The 'Chanel of hair': Vidal Sassoon's cutting edge career

'To sculpt a head of hair with scissors is an art form. It's in pursuit of art': Vidal Sassoon


May 10, 2012

Vidal Sassoon, who died of natural causes at this home in Los Angeles on Wednesday, left behind a remarkable legacy. And while the hairdressing world mourns the death of this innovative trendsetter — who was dubbed the “Chanel of hair” by fashion icon Mary Quant — HELLO! Online looks back at why his work was so important.

Vidal was well-known for creating the iconic, geometric bob first made famous in the 1960s by Mary Quant (pictured above), who pioneered the miniskirt. But as the man who is credited with bringing Modernism to hairdressing, he is responsible for far more. When the London-born youth burst on to the scene in the 1950s with his very own salon in the capital, hair was high, heavy and very high-maintenance. But his creative cuts, which required little styling and fell perfectly into place, fit right in with the fledgling women’s liberation movement of the 1960s and many women retired their curlers for good. “My idea was to cut shape into the hair, to use it like fabric and take away everything that was superfluous,” he said in 1993. “Women were going back to work; they were assuming their own power. They didn’t have time to sit under the dryer anymore.” His wash-and-wear styles included the bob, the Five-Point cut and the "Greek Goddess," a short, tousled perm — inspired by the "Afro-marvelous-looking women" he said he saw in New York's Harlem district.

He whipped up a storm in the showbiz world with Hollywood star clients that included Ava Gardner, Rita Hayworth, Elizabeth Taylor and model Jean Shrimpton. And he made more headlines when he was flown to Hollywood from London, at a reputed cost of $5,000, to create Mia Farrow's pixie cut for the 1968 film Rosemary's Baby (pictured above). He expanded his salons in England and relocated to the United States before also developing a line of shampoos and styling products bearing his name. His advertising slogan was "If you don't look good, we don't look good." The celebrity snipper also established Vidal Sassoon Academies to teach aspiring stylists how to envision haircuts based on a client's bone structure. By 2006 there were academies in England, the United States and Canada, with additional locations planned in Germany and China.

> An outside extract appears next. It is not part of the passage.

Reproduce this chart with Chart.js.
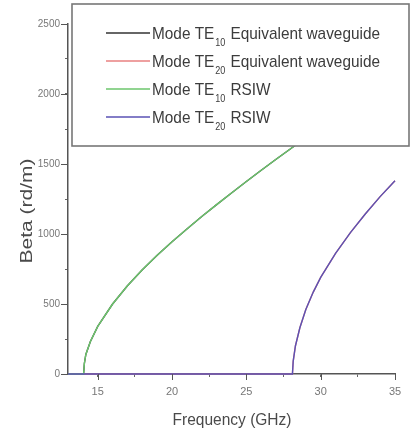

"Whether long or short, hair should be carved to a woman's bone structure," he told the Los Angeles Times in 1967. "Actually short hair is a state of mind … not a state of age." His hair-care mantra was: "To sculpt a head of hair with scissors is an art form. It's in pursuit of art." Vidal’s career was suggested to him by his mother, who had a premonition he would become a hairdresser and pushed him in the right direction. "I thought I'd be a soccer player, but my mother said I should be a hairdresser, and as often happens, the mother got her way," he told the Associated Press in 2007. "Hairdressers are a wonderful breed," he quipped in 2004. "You work one-on-one with another human being, and the object is to make them feel so much better and to look at themselves with a twinkle in their eye. Work on their bone structure, the color, the cut, whatever, but when you've finished, you have an enormous sense of satisfaction." He was appointed Commander of the Order of the British Empire (CBE) in the 2009 Birthday Honours.Married four times, Vidal had four children with his second wife, Beverly.